* [Supplied material]:

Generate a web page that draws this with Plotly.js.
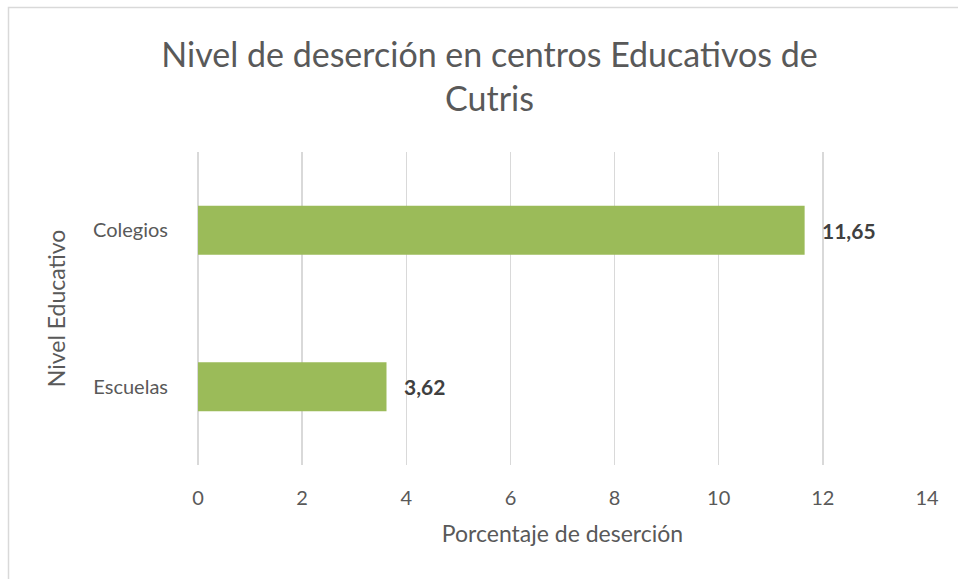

---

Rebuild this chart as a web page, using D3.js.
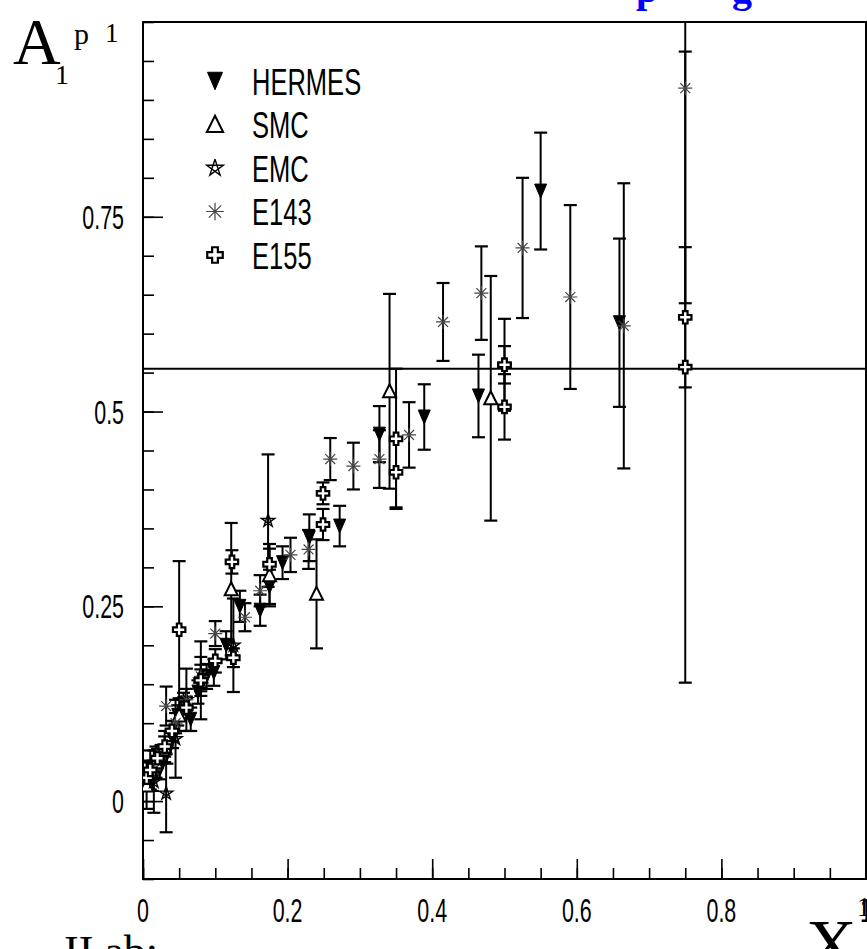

--

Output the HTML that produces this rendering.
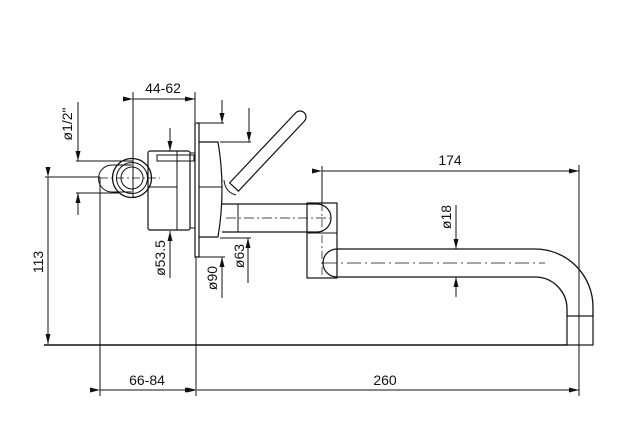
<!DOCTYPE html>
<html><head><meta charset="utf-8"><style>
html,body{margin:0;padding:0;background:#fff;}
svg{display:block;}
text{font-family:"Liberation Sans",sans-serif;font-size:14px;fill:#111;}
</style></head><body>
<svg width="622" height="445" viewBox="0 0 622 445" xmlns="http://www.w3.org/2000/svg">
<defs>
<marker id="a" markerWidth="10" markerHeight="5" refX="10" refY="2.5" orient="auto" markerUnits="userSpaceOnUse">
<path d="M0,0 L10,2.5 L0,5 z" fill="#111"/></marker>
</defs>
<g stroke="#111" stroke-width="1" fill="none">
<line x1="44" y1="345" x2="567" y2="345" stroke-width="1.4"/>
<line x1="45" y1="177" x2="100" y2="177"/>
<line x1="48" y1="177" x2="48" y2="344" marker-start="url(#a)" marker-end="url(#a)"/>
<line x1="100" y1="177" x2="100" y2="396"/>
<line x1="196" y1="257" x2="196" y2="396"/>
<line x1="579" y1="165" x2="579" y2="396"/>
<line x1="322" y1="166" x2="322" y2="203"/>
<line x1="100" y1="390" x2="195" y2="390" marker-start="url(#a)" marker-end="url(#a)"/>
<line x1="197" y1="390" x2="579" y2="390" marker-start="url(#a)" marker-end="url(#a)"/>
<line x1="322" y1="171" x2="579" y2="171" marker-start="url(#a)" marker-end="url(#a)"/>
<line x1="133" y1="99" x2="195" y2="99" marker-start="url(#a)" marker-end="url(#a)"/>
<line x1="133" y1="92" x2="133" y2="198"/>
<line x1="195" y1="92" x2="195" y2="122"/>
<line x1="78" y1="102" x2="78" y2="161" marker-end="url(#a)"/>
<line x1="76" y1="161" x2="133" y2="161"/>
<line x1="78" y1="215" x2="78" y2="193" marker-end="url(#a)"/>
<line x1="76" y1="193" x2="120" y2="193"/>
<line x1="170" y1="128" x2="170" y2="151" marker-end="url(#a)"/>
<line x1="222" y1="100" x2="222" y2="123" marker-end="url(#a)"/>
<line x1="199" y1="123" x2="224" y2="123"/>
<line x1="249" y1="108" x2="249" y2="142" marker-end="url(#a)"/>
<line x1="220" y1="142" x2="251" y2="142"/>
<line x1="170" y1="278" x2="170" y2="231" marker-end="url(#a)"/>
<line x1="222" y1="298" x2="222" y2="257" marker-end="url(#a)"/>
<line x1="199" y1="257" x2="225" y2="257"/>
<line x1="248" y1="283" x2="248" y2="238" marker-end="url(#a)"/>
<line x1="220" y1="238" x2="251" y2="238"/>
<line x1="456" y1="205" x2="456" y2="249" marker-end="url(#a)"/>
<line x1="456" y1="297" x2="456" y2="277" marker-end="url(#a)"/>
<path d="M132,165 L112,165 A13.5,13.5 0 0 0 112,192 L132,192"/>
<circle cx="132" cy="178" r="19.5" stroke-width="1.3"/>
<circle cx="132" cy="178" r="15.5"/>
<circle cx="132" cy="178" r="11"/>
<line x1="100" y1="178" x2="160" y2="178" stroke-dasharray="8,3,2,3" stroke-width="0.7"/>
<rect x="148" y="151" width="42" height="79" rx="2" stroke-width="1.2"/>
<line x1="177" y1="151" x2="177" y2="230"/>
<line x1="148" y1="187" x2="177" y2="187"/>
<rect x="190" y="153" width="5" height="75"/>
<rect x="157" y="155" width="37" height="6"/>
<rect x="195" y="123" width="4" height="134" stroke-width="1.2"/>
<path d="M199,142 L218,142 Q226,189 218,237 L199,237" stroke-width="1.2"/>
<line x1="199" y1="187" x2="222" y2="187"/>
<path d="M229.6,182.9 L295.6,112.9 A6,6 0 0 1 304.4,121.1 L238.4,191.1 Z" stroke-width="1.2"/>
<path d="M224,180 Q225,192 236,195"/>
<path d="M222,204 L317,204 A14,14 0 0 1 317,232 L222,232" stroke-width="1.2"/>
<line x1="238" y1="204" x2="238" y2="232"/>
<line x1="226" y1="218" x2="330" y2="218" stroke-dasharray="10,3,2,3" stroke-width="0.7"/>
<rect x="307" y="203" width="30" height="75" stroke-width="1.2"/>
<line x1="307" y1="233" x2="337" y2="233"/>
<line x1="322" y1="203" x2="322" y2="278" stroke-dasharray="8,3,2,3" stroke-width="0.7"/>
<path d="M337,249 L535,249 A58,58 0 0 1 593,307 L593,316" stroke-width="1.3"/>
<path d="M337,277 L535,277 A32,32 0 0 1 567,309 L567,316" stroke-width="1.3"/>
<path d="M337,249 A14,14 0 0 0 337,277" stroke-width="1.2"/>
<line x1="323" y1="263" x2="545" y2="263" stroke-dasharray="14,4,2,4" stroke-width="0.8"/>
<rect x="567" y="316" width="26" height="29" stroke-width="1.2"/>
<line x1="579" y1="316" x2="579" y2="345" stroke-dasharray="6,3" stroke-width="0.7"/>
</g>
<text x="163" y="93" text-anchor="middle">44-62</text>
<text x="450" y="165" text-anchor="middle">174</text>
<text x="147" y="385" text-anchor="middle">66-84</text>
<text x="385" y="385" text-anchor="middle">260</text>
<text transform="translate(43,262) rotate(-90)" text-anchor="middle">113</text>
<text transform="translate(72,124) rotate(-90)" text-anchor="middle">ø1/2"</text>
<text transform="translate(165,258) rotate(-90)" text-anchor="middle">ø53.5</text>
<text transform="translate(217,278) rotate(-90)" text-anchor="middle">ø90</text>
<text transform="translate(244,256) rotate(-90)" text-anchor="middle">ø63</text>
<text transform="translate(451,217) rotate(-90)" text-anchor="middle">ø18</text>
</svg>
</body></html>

* [Your goal]: Copy each line of the records containing the string "this".

* [Answer in full]:
Generate a web page that draws this with Plotly.js.
Rebuild this chart as a web page, using D3.js.
Output the HTML that produces this rendering.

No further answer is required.